╭──

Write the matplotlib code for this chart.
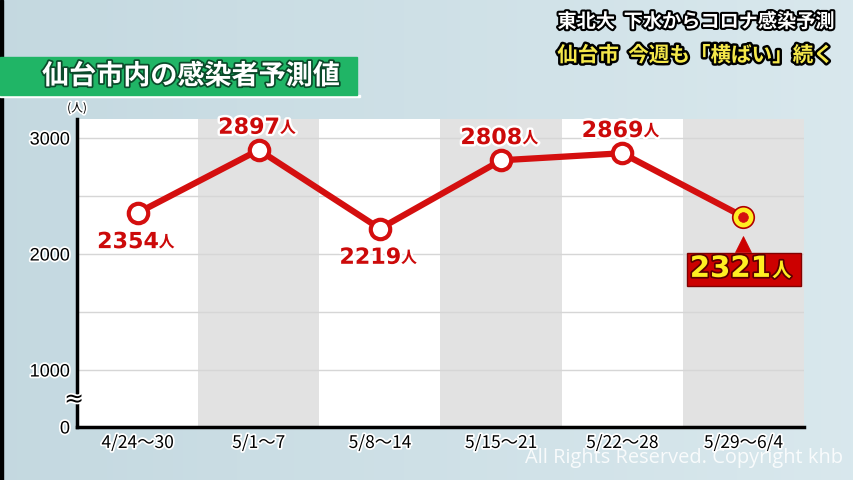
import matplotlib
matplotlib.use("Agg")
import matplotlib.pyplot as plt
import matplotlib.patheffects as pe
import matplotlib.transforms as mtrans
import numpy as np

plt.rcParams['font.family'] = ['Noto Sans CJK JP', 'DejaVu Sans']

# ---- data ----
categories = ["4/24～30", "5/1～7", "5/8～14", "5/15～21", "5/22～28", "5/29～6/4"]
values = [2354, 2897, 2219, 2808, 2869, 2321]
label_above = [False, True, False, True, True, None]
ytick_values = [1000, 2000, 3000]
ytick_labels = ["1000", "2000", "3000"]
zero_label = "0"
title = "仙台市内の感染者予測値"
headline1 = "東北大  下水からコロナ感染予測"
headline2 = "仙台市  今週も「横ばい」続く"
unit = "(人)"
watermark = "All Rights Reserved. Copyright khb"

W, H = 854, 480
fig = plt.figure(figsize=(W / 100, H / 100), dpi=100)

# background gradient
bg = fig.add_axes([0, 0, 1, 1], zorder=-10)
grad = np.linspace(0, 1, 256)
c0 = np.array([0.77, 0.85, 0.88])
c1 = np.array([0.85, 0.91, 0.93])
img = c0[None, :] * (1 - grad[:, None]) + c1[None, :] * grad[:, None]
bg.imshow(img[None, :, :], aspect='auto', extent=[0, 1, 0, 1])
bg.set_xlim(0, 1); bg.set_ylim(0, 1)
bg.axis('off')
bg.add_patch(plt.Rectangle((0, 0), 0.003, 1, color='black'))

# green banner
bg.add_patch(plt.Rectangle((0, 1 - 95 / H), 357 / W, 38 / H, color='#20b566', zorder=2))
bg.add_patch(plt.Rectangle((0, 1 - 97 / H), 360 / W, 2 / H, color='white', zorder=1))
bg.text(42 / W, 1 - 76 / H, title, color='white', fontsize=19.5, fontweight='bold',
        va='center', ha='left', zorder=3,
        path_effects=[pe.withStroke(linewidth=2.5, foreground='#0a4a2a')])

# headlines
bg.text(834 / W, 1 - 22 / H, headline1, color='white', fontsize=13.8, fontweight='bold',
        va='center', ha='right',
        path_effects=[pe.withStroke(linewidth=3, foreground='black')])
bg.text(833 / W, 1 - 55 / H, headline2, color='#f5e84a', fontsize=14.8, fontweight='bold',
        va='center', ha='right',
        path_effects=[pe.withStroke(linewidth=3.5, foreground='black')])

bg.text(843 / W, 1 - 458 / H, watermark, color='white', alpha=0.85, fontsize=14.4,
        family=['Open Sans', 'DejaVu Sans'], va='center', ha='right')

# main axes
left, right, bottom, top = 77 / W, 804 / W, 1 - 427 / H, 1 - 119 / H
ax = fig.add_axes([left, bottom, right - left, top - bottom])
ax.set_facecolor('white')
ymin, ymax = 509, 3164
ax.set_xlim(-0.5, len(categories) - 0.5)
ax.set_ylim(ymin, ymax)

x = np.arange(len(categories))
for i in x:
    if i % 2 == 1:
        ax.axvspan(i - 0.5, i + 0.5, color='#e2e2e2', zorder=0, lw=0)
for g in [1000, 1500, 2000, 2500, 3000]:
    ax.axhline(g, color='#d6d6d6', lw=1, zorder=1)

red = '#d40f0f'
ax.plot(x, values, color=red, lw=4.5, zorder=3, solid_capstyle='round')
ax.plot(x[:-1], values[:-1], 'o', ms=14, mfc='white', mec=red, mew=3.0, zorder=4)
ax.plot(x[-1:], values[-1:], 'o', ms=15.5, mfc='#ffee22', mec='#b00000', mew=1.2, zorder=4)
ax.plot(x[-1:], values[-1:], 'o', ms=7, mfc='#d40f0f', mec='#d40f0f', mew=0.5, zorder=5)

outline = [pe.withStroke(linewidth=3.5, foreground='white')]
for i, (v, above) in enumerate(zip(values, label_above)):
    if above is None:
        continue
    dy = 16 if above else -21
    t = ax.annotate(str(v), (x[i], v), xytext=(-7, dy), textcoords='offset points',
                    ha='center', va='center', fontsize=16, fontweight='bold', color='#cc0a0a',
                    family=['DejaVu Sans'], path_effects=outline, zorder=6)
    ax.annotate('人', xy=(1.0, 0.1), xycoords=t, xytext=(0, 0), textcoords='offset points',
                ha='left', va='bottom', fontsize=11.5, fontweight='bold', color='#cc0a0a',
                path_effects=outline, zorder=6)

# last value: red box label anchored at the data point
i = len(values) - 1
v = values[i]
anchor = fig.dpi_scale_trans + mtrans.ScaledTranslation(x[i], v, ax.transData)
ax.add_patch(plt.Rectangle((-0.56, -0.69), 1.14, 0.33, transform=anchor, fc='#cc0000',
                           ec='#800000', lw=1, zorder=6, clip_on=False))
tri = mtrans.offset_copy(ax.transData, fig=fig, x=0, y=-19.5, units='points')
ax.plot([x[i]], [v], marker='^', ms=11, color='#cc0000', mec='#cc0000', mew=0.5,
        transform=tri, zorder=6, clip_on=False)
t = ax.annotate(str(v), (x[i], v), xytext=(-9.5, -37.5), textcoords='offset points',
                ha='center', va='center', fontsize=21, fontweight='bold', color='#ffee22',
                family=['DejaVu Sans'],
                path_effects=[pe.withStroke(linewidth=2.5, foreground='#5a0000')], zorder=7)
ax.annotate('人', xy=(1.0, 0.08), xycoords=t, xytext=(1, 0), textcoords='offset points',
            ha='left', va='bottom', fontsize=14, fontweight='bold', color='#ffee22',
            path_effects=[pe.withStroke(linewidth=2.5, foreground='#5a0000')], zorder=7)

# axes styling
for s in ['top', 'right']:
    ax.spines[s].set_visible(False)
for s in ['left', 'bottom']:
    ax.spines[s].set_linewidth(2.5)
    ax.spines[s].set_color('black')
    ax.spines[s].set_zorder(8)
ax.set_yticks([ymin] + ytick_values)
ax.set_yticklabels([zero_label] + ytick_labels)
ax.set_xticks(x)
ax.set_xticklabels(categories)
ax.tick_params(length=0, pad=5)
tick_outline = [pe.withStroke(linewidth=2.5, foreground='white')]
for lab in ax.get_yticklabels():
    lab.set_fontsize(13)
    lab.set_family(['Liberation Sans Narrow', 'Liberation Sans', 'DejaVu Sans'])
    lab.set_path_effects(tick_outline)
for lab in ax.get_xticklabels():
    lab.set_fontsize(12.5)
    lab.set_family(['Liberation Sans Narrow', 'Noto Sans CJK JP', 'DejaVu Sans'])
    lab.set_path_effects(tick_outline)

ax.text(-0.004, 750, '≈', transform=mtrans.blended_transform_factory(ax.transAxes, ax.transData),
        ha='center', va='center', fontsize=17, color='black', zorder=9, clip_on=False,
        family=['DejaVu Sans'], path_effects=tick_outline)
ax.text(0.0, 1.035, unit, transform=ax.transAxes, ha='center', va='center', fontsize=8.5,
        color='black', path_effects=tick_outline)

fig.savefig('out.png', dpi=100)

╰──

PROBLEM REQUIREMENTS:
Report all lines of the data above that include the string "matplotlib".

ANSWER TO THIS EXERCISE:
Write the matplotlib code for this chart.
import matplotlib
matplotlib.use("Agg")
import matplotlib.pyplot as plt
import matplotlib.patheffects as pe
import matplotlib.transforms as mtrans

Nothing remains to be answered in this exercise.